(Charts and diagrams as code)
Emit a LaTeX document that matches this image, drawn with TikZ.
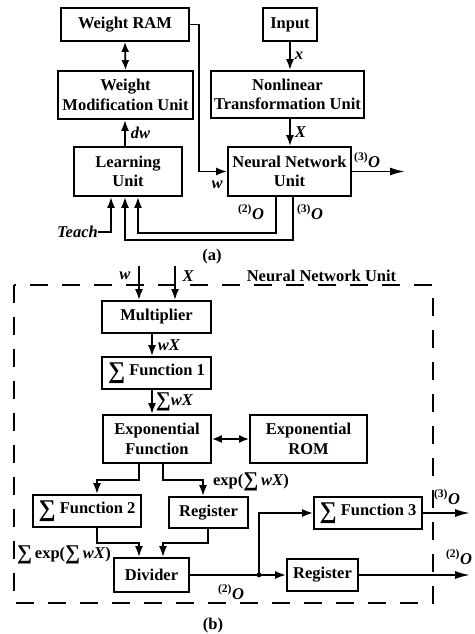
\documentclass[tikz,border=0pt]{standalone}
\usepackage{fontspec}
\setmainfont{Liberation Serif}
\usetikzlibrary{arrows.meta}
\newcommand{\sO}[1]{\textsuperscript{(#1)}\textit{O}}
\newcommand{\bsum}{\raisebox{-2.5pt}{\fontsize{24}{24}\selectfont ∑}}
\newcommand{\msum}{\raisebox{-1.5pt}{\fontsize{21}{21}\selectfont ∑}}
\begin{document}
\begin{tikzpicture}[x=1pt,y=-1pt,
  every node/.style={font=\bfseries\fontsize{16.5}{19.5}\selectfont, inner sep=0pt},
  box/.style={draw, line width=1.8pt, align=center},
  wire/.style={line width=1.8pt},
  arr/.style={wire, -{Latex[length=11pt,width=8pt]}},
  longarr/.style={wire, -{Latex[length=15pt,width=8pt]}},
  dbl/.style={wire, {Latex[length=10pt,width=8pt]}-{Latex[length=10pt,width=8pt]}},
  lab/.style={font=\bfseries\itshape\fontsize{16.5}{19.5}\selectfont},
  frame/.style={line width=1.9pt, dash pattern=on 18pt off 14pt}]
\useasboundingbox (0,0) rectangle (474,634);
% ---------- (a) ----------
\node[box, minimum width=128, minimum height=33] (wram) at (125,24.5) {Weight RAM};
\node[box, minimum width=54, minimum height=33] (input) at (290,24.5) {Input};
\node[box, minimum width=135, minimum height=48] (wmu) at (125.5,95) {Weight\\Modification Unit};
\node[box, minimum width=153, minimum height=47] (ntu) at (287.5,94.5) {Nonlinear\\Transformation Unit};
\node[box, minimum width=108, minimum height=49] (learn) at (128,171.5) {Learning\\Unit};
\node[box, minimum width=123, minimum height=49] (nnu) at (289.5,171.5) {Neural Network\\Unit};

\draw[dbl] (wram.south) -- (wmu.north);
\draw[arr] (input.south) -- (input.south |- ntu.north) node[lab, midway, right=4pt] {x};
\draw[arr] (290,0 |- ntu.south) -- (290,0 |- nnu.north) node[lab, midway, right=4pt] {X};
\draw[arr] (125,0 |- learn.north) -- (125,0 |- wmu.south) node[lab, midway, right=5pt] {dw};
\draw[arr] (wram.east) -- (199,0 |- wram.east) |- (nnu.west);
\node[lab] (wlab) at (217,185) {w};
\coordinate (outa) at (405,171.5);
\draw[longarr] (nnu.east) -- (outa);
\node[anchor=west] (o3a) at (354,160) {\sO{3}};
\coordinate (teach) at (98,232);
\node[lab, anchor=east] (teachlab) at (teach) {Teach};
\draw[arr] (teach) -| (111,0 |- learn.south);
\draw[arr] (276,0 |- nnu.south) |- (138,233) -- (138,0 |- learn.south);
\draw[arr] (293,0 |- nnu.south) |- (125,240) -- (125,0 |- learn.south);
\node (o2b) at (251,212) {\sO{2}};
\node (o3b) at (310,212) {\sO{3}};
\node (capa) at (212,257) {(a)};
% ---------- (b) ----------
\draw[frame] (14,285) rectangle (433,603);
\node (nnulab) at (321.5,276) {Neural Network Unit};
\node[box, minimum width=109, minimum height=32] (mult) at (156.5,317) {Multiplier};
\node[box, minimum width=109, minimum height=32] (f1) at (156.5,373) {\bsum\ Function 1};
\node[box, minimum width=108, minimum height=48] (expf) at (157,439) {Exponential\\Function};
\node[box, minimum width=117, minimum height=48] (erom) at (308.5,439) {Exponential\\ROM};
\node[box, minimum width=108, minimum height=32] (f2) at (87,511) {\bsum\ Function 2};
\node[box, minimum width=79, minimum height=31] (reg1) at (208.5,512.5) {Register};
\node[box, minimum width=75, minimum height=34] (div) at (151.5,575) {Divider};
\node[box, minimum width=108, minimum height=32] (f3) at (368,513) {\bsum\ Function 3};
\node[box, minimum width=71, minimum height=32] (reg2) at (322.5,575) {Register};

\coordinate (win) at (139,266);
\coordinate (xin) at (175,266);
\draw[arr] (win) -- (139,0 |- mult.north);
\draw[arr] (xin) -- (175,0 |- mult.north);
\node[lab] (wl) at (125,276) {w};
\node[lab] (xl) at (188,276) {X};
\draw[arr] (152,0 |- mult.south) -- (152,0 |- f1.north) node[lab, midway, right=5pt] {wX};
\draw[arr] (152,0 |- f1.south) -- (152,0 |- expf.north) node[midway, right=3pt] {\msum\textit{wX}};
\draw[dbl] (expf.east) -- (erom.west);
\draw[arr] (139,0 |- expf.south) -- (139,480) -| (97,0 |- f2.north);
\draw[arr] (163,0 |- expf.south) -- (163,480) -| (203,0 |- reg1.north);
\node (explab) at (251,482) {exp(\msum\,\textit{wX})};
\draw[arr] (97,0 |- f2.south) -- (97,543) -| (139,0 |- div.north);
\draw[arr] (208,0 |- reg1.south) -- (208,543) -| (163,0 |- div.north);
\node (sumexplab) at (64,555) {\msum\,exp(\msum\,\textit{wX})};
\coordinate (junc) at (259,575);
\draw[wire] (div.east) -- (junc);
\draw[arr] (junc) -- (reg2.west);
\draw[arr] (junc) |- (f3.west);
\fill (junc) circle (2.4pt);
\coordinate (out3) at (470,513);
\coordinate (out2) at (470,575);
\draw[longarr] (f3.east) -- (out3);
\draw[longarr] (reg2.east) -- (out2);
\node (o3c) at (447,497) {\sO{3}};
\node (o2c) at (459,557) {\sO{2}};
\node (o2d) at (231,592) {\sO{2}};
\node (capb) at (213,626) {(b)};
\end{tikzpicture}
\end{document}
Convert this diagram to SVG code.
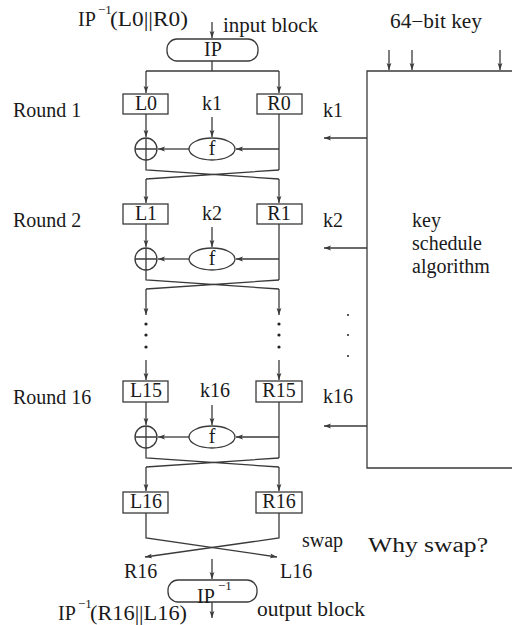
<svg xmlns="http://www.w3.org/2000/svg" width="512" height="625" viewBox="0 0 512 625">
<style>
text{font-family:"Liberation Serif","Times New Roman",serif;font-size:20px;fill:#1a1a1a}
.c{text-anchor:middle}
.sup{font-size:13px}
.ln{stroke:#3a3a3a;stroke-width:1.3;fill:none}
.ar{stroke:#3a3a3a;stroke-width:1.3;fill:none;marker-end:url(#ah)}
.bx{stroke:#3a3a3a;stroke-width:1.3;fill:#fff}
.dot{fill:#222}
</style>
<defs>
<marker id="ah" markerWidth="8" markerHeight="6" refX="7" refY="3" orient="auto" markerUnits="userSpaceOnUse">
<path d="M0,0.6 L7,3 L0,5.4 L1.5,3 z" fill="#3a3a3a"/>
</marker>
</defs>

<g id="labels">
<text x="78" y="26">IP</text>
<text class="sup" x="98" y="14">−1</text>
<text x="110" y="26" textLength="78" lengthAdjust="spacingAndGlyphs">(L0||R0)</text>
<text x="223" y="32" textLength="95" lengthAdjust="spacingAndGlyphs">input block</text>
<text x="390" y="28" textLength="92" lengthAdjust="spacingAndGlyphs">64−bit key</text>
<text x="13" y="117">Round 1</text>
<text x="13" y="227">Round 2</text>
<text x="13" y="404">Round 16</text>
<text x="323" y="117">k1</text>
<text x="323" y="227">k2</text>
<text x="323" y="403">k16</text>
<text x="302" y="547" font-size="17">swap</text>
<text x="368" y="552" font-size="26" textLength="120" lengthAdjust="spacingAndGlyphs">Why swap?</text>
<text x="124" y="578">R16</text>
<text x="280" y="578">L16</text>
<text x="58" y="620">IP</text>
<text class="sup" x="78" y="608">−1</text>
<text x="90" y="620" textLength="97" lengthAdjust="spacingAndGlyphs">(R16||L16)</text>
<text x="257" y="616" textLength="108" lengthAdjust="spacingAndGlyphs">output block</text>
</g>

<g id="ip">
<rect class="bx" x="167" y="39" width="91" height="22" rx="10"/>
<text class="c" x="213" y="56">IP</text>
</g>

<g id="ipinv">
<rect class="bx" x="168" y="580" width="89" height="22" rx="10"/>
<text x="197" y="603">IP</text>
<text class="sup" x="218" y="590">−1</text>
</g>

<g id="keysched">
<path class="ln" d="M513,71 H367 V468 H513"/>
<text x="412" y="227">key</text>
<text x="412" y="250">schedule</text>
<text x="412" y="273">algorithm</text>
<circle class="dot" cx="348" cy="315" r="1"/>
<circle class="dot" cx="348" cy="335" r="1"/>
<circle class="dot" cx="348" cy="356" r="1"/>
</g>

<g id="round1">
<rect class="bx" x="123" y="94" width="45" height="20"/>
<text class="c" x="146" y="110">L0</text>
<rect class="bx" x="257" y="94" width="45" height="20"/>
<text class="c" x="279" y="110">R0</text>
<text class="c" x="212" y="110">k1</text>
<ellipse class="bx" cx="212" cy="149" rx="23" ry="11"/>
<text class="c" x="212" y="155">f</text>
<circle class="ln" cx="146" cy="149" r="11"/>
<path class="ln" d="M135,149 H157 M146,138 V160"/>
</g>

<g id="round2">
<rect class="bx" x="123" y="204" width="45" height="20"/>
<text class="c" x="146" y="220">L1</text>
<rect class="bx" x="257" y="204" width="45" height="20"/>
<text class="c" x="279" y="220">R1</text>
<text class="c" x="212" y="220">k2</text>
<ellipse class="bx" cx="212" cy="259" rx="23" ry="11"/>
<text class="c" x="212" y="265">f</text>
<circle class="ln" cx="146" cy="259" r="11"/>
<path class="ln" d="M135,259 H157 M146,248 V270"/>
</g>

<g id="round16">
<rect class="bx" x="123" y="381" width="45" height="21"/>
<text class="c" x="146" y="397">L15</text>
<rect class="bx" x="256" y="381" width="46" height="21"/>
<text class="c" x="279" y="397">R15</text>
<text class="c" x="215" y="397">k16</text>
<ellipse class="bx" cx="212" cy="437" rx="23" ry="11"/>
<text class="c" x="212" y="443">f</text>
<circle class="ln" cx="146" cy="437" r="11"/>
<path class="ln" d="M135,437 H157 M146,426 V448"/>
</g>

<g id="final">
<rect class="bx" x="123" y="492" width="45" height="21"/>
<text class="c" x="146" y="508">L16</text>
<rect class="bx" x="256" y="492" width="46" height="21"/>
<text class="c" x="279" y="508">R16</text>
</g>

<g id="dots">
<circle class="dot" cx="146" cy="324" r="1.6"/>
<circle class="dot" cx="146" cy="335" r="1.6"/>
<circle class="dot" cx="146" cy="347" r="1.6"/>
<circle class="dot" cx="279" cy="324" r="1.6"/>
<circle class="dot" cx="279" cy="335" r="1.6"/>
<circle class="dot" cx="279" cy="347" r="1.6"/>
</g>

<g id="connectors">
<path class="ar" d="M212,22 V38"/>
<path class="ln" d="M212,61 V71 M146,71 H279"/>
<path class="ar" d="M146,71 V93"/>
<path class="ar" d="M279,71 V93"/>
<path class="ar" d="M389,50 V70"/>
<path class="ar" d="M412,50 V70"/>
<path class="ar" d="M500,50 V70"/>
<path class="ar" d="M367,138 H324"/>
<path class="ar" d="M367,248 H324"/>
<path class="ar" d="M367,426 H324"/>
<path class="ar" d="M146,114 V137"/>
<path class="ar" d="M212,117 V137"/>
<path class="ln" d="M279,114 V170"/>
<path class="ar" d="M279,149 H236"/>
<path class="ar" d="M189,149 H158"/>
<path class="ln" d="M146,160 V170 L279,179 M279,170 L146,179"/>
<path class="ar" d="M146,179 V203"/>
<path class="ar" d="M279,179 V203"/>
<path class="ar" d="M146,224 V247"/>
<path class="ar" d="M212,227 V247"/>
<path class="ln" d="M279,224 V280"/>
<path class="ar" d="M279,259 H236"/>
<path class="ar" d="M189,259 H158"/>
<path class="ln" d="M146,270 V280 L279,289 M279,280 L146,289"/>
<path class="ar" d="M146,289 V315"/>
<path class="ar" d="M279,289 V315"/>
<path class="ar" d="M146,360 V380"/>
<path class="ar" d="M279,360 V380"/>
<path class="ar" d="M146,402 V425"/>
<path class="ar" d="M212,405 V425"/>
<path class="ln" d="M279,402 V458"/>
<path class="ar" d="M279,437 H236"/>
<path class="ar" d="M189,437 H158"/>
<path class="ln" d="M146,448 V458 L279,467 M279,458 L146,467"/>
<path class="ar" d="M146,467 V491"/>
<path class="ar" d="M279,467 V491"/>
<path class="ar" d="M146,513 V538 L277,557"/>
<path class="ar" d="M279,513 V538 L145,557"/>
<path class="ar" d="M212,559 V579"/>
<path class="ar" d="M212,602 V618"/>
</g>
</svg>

TASK OBJECTIVE
Pictures are excluded: retype only the lines from the beginning of the listing above through the line with "minimum width=123, minimum", both included.

FINISHED EXERCISE
Emit a LaTeX document that matches this image, drawn with TikZ.
\documentclass[tikz,border=0pt]{standalone}
\usepackage{fontspec}
\setmainfont{Liberation Serif}
\usetikzlibrary{arrows.meta}
\newcommand{\sO}[1]{\textsuperscript{(#1)}\textit{O}}
\newcommand{\bsum}{\raisebox{-2.5pt}{\fontsize{24}{24}\selectfont ∑}}
\newcommand{\msum}{\raisebox{-1.5pt}{\fontsize{21}{21}\selectfont ∑}}
\begin{document}
\begin{tikzpicture}[x=1pt,y=-1pt,
  every node/.style={font=\bfseries\fontsize{16.5}{19.5}\selectfont, inner sep=0pt},
  box/.style={draw, line width=1.8pt, align=center},
  wire/.style={line width=1.8pt},
  arr/.style={wire, -{Latex[length=11pt,width=8pt]}},
  longarr/.style={wire, -{Latex[length=15pt,width=8pt]}},
  dbl/.style={wire, {Latex[length=10pt,width=8pt]}-{Latex[length=10pt,width=8pt]}},
  lab/.style={font=\bfseries\itshape\fontsize{16.5}{19.5}\selectfont},
  frame/.style={line width=1.9pt, dash pattern=on 18pt off 14pt}]
\useasboundingbox (0,0) rectangle (474,634);
% ---------- (a) ----------
\node[box, minimum width=128, minimum height=33] (wram) at (125,24.5) {Weight RAM};
\node[box, minimum width=54, minimum height=33] (input) at (290,24.5) {Input};
\node[box, minimum width=135, minimum height=48] (wmu) at (125.5,95) {Weight\\Modification Unit};
\node[box, minimum width=153, minimum height=47] (ntu) at (287.5,94.5) {Nonlinear\\Transformation Unit};
\node[box, minimum width=108, minimum height=49] (learn) at (128,171.5) {Learning\\Unit};
\node[box, minimum width=123, minimum height=49] (nnu) at (289.5,171.5) {Neural Network\\Unit};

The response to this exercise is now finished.